А мне пришел на память финал моего визита в больницу, только почему-то на моем месте оказался Гебауэр.
Жан немного помолчал, будто собираясь с мыслями, а потом сказал:
– Стас, меня обеспокоило не только то, что произошло с Таней. Скажи мне, у тебя после нашей последней встречи еще что-нибудь случилось такое? Ну, я имею в виду, неприятности? Были ли еще какие-нибудь происшествия за это время?
– Кроме болезни Татьяны?… еще бы! Даже не хочется вспоминать. А почему ты спрашиваешь?
– Понимаешь, Стас, мне не дает покоя наш последний разговор, у Тани в кабинете. Помнишь его?
– А как же! Тот день вообще трудно забыть.

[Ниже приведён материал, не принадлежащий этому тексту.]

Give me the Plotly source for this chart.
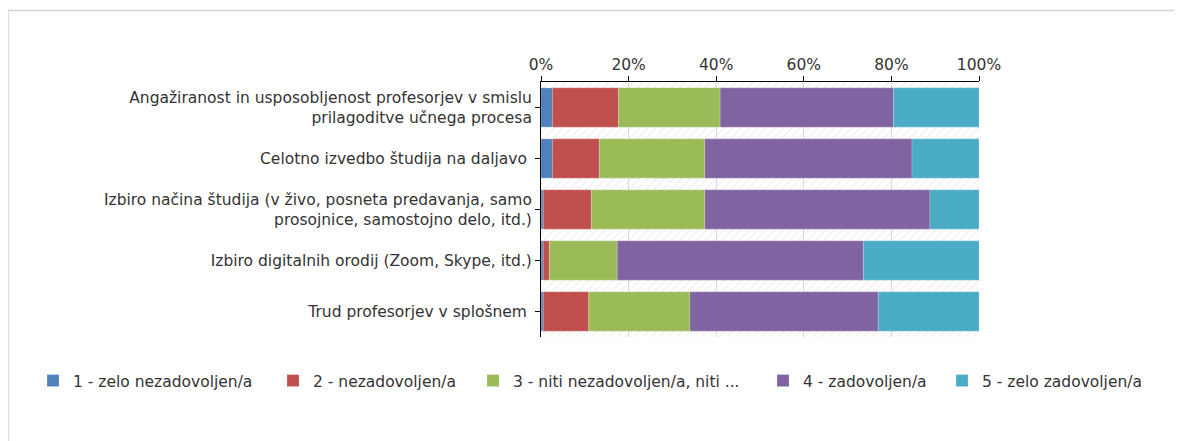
import plotly.graph_objects as go
import numpy as np

kategorije = [
    "Angažiranost in usposobljenost profesorjev v smislu<br>prilagoditve učnega procesa",
    "Celotno izvedbo študija na daljavo\u00a0",
    "Izbiro načina študija (v živo, posneta predavanja, samo<br>prosojnice, samostojno delo, itd.)",
    "Izbiro digitalnih orodij (Zoom, Skype, itd.)",
    "Trud profesorjev v splošnem\u00a0",
]
odgovori = [
    "1 - zelo nezadovoljen/a",
    "2 - nezadovoljen/a",
    "3 - niti nezadovoljen/a, niti ...",
    "4 - zadovoljen/a",
    "5 - zelo zadovoljen/a",
]
ocena_1 = [2.6, 2.6, 0.5, 0.5, 0.5]
ocena_2 = [15.1, 10.7, 11.0, 1.4, 10.4]
ocena_3 = [23.2, 24.1, 25.9, 15.5, 23.1]
ocena_4 = [39.6, 47.3, 51.4, 56.2, 43.0]
ocena_5 = [19.5, 15.3, 11.2, 26.4, 23.0]
barve = ["#4f81bd", "#c0504d", "#9bbb59", "#8064a2", "#4bacc6"]

serije = [ocena_1, ocena_2, ocena_3, ocena_4, ocena_5]
delezi = np.array(serije) / np.array(serije).sum(axis=0) * 100
zacetki = np.vstack([np.zeros(len(kategorije)), np.cumsum(delezi, axis=0)[:-1]])

# stran ima 8px roba, zato je slika za toliko manjsa
W, H = 1174, 433
L, R, T, B = 533, 971, 74, 329
legenda_x = [25, 265, 465, 755, 934]  # levi rob vsake legende v px

fig = go.Figure()

# crtkano ozadje
fig.add_trace(go.Bar(
    y=kategorije, x=[100] * len(kategorije), base=0, orientation="h", width=1,
    marker=dict(color="rgba(0,0,0,0)", line_width=0,
                pattern=dict(shape="/", fgcolor="#e4e4e4", bgcolor="rgba(0,0,0,0)",
                             size=6, solidity=0.15, fillmode="replace")),
    showlegend=False, hoverinfo="skip",
))

legende = {}
for i, (ime, vrednosti, zacetek, barva) in enumerate(zip(odgovori, delezi, zacetki, barve)):
    ref = "legend" if i == 0 else f"legend{i + 1}"
    fig.add_trace(go.Bar(
        y=kategorije, x=vrednosti, base=zacetek, name=ime, orientation="h",
        marker=dict(color=barva, line=dict(color="rgba(255,255,255,0.4)", width=0.5)),
        width=0.77, legend=ref,
    ))
    legende[ref] = dict(orientation="h", x=(legenda_x[i] - L) / (R - L), xanchor="left",
                        y=(B - 373) / (B - T), yanchor="middle",
                        font=dict(size=15.5), itemclick=False, bgcolor="rgba(0,0,0,0)")

fig.update_layout(
    width=W, height=H,
    barmode="overlay",
    paper_bgcolor="white", plot_bgcolor="white",
    margin=dict(l=L, r=W - R, t=T, b=H - B, pad=0),
    font=dict(family="DejaVu Sans, Verdana, sans-serif", size=15.5, color="#333333"),
    shapes=[dict(type="rect", xref="paper", yref="paper",
                 x0=(0 - L) / (R - L), x1=(W + 20 - L) / (R - L),
                 y0=(B - H - 20) / (B - T), y1=(B - 2.5) / (B - T),
                 line=dict(color="#d4d4d4", width=1.5), layer="below")],
    **legende,
)
fig.update_xaxes(
    side="top", range=[0, 100], tickvals=[0, 20, 40, 60, 80, 100],
    ticktext=["0%", "20%", "40%", "60%", "80%", "100%"],
    showgrid=True, gridcolor="#d9d9d9", gridwidth=1,
    showline=True, linecolor="#000000", linewidth=1,
    ticks="outside", ticklen=5, tickcolor="#000000", zeroline=False,
)
fig.update_yaxes(
    range=[4.5, -0.5], showline=True, linecolor="#000000", linewidth=1,
    ticks="outside", ticklen=5, tickcolor="#000000", showgrid=False,
)

fig.write_html("out.html")
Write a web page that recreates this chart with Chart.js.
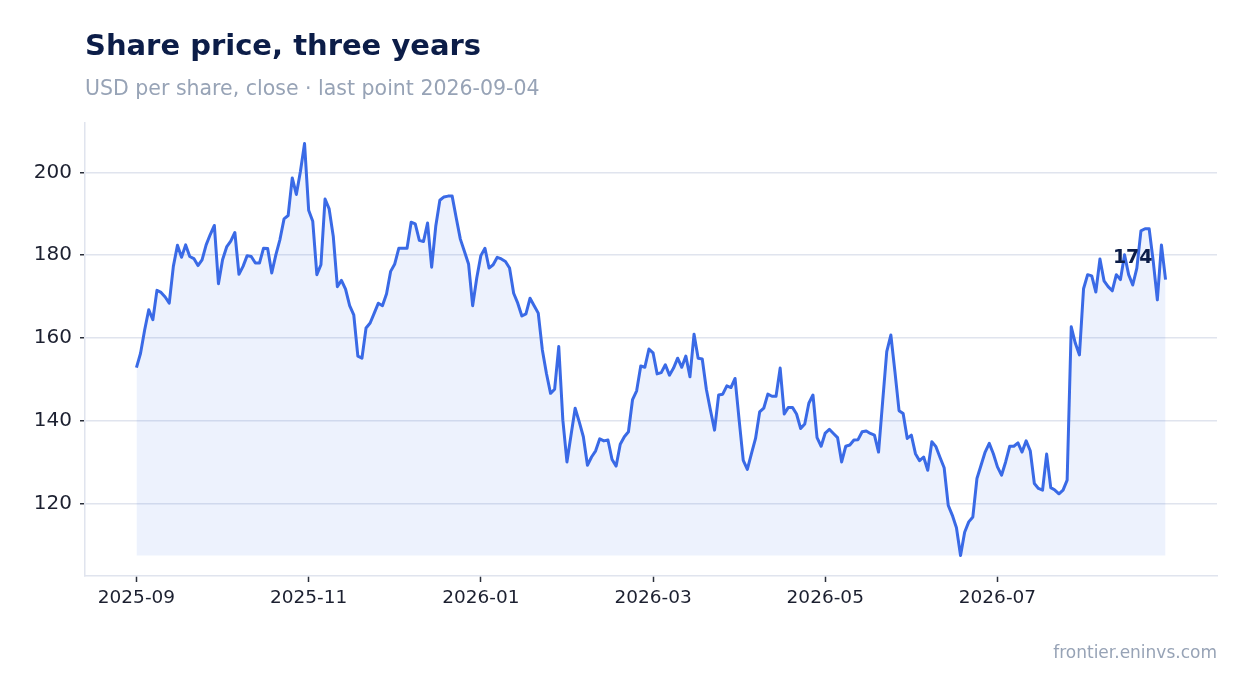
<!DOCTYPE html>
<html>
<head>
<meta charset="utf-8">
<title>Share price, three years</title>
<script src="https://cdn.jsdelivr.net/npm/chart.js@4.4.1/dist/chart.umd.min.js"></script>
<style>
  html, body { margin: 0; padding: 0; background: #ffffff; }
  #marco { position: relative; width: 1247px; height: 693px; }
</style>
</head>
<body>
<div id="marco"><canvas id="grafica" width="1247" height="693"></canvas></div>
<script>
// ======= DATOS =======
const chartTitle = "Share price, three years";
const chartSubtitle = "USD per share, close \u00b7 last point 2026-09-04";
const sourceNote = "frontier.eninvs.com";

// daily close, one value per trading session
const closePrices = [
  152.8, 156.3, 161.9, 166.8, 164.4, 171.5, 171.0, 169.9, 168.4, 177.3,
  182.4, 179.5, 182.5, 179.7, 179.2, 177.5, 178.9, 182.5, 185.0, 187.2,
  173.1, 178.9, 182.0, 183.4, 185.5, 175.4, 177.3, 179.9, 179.7, 178.1,
  178.1, 181.7, 181.6,
  175.7, 180.1, 183.8, 188.8, 189.6, 198.7, 194.7, 200.3, 207.0, 190.9,
  188.2, 175.3, 177.7, 193.6, 191.2, 184.6, 172.4, 173.9, 171.8, 167.8,
  165.6, 155.6, 155.1, 162.4, 163.6, 166.0, 168.4, 167.8, 170.7, 176.1,
  177.9, 181.7, 181.7,
  181.7, 188.0, 187.6, 183.6, 183.3, 187.8, 177.1, 187.0, 193.3, 194.1,
  194.3, 194.3, 189.0, 183.9, 180.9, 177.9, 167.8, 174.5, 179.9, 181.7,
  176.9, 177.7, 179.5, 179.1, 178.5, 176.9, 170.8, 168.4, 165.3, 165.8,
  169.6, 167.8, 166.0,
  157.1, 151.4, 146.6, 147.6, 157.9, 140.1, 130.0, 136.5, 143.0, 139.7,
  136.1, 129.2, 131.2, 132.7, 135.6, 135.1, 135.3, 130.6, 129.0, 134.3,
  136.1, 137.3, 145.1, 147.2, 153.2, 152.9, 157.3, 156.4, 151.3, 151.6,
  153.5, 151.0,
  152.7, 155.1, 152.9, 155.6, 150.6, 160.9, 155.1, 154.9, 147.6, 142.5,
  137.7, 146.2, 146.4, 148.4, 148.0, 150.2, 140.1, 130.4, 128.2, 132.0,
  135.7, 142.1, 143.0, 146.4, 145.9, 145.9, 152.7, 141.6, 143.2, 143.2,
  141.6, 138.1,
  139.2, 144.2, 146.2, 135.9, 133.8, 137.0, 137.9, 136.9, 135.9, 130.0,
  133.8, 134.1, 135.3, 135.4, 137.3, 137.5, 136.9, 136.5, 132.4, 144.6,
  156.7, 160.7, 151.8, 142.4, 141.7, 135.7, 136.5, 132.0, 130.3, 131.2,
  128.0,
  134.9, 133.7, 131.1, 128.6, 119.5, 117.1, 114.1, 107.4, 113.0, 115.5,
  116.7, 126.0, 129.2, 132.4, 134.5, 132.0, 128.8, 126.8, 130.0, 133.8,
  133.8, 134.6, 132.4, 135.1, 132.7, 124.8, 123.6, 123.2, 131.9, 123.8,
  123.2, 122.3,
  123.2, 125.6, 162.7, 158.7, 155.9, 171.9, 175.3, 175.0, 171.1, 179.1,
  173.8, 172.4, 171.4, 175.3, 174.1, 180.1, 175.3, 172.8, 176.9, 185.9,
  186.4, 186.4, 178.5, 169.2, 182.5, 174.1
];

// x tick labels and the session index each one sits on
const tickLabels = ["2025-09", "2025-11", "2026-01", "2026-03", "2026-05", "2026-07"];
const tickIndex = [0, 42, 84, 126, 168, 210];
const yTicks = [120, 140, 160, 180, 200];

// ======= ESTILO =======
const fuente = "'DejaVu Sans', 'Noto Sans', sans-serif";
const lineColor = "#3a6ae6";
const fillColor = "rgba(58, 106, 230, 0.09)";
const axisColor = "#e0e4ee";
const inkColor = "#1c2030";
const navy = "#0c1d48";
const grayText = "#97a3b6";

// matplotlib-style 5% margins around the data
const n = closePrices.length;
const minVal = Math.min(...closePrices);
const maxVal = Math.max(...closePrices);
const yPad = (maxVal - minVal) * 0.05;
const xPad = (n - 1) * 0.05;

// ======= TEXTOS =======
const textos = {
  id: "textos",
  afterDraw(chart) {
    const ctx = chart.ctx;
    ctx.save();
    ctx.textBaseline = "alphabetic";
    ctx.textAlign = "left";
    ctx.fillStyle = navy;
    ctx.font = "bold 29px " + fuente;
    ctx.fillText(chartTitle, 85, 55);
    ctx.fillStyle = grayText;
    ctx.font = "20.5px " + fuente;
    ctx.fillText(chartSubtitle, 85, 95);
    ctx.textAlign = "right";
    ctx.font = "17px " + fuente;
    ctx.fillText(sourceNote, 1217, 658);

    // label for the last close
    const meta = chart.getDatasetMeta(0);
    const last = meta.data[meta.data.length - 1];
    ctx.fillStyle = navy;
    ctx.font = "bold 19px " + fuente;
    ctx.textBaseline = "middle";
    ctx.fillText(String(Math.round(closePrices[n - 1])), last.x - 13, last.y - 22);
    ctx.restore();
  }
};

// ======= GRAFICA =======
const ctx = document.getElementById("grafica").getContext("2d");
new Chart(ctx, {
  type: "line",
  data: {
    datasets: [{
      data: closePrices.map((v, i) => ({ x: i, y: v })),
      borderColor: lineColor,
      borderWidth: 3,
      backgroundColor: fillColor,
      fill: { value: minVal },
      pointRadius: 0,
      tension: 0,
      borderJoinStyle: "round"
    }]
  },
  options: {
    responsive: false,
    animation: false,
    devicePixelRatio: 1,
    layout: { padding: { top: 123, right: 30, left: 0, bottom: 0 } },
    plugins: {
      legend: { display: false },
      tooltip: { enabled: false }
    },
    scales: {
      x: {
        type: "linear",
        min: -xPad,
        max: n - 1 + xPad,
        afterBuildTicks: s => { s.ticks = tickIndex.map(v => ({ value: v })); },
        afterFit: s => { s.height = 117; },
        ticks: {
          autoSkip: false,
          maxRotation: 0,
          padding: 5,
          color: inkColor,
          font: { family: fuente, size: 18.5 },
          callback: v => tickLabels[tickIndex.indexOf(v)]
        },
        grid: {
          drawOnChartArea: false,
          drawTicks: true,
          tickLength: 6,
          tickColor: "#2a2f3a",
          tickWidth: 1.5
        },
        border: { display: true, color: axisColor, width: 1.5 }
      },
      y: {
        min: minVal - yPad,
        max: maxVal + yPad,
        afterBuildTicks: s => { s.ticks = yTicks.map(v => ({ value: v })); },
        afterFit: s => { s.width = 85; },
        ticks: {
          padding: 8,
          color: inkColor,
          font: { family: fuente, size: 20 }
        },
        grid: {
          color: axisColor,
          lineWidth: 1.5,
          drawTicks: true,
          tickLength: 5,
          tickColor: "#2a2f3a",
          tickWidth: 1.5
        },
        border: { display: true, color: axisColor, width: 1.5 }
      }
    }
  },
  plugins: [textos]
});
</script>
</body>
</html>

Я усмехнулся. Сказать, что действительно что-то случилось, – это ничего не сказать. За те дни, что прошли с момента нашей последней встречи с Жаном, со мной случилось столько, что хватило бы для рассказов на пару-тройку дней, не говоря о написании романа.
– Так вот и сейчас, – продолжал Гебауэр взволнованно, – то, что в клинику попал близкий для тебя человек, это лишний раз подтверждает мои опасения… Стас? Ты здесь?
– Я здесь, Жан, здесь. Просто задумался. Со мной много чего случилось. Разного. Такого, что лучше бы не случалось. Почему, все же, ты интересуешься этим?
Теперь паузу взял Жан, но я не торопил его, я уже догадывался, о чем пойдет речь.
– Стас, я все думаю про ту куклу…
Я так и знал!
– Жан, думаю, нам лучше встретиться. Давай в твоей любимой французской кофейне, скажем, часиков в девять?
– О'Кей, Стас. В девять.
Жертвы черного зла
Я приехал ровно в назначенное время, но Жан уже ждал меня, что было довольно необычно, поскольку он никогда не приезжает во время. Он, как всегда, ничего не ел, только пил черный кофе и курил. Признаться, аппетита не было и у меня, посему я заказал себе только чашку зеленого чая с жасмином.
– Стас, не знаю, как и начать… – Жан пребывал в неком замешательстве. – Я подарил куклу твоей дочери… Ребенку… Я не думал…
– Жан, перестань, не нужно оправдываться, давай лучше по делу.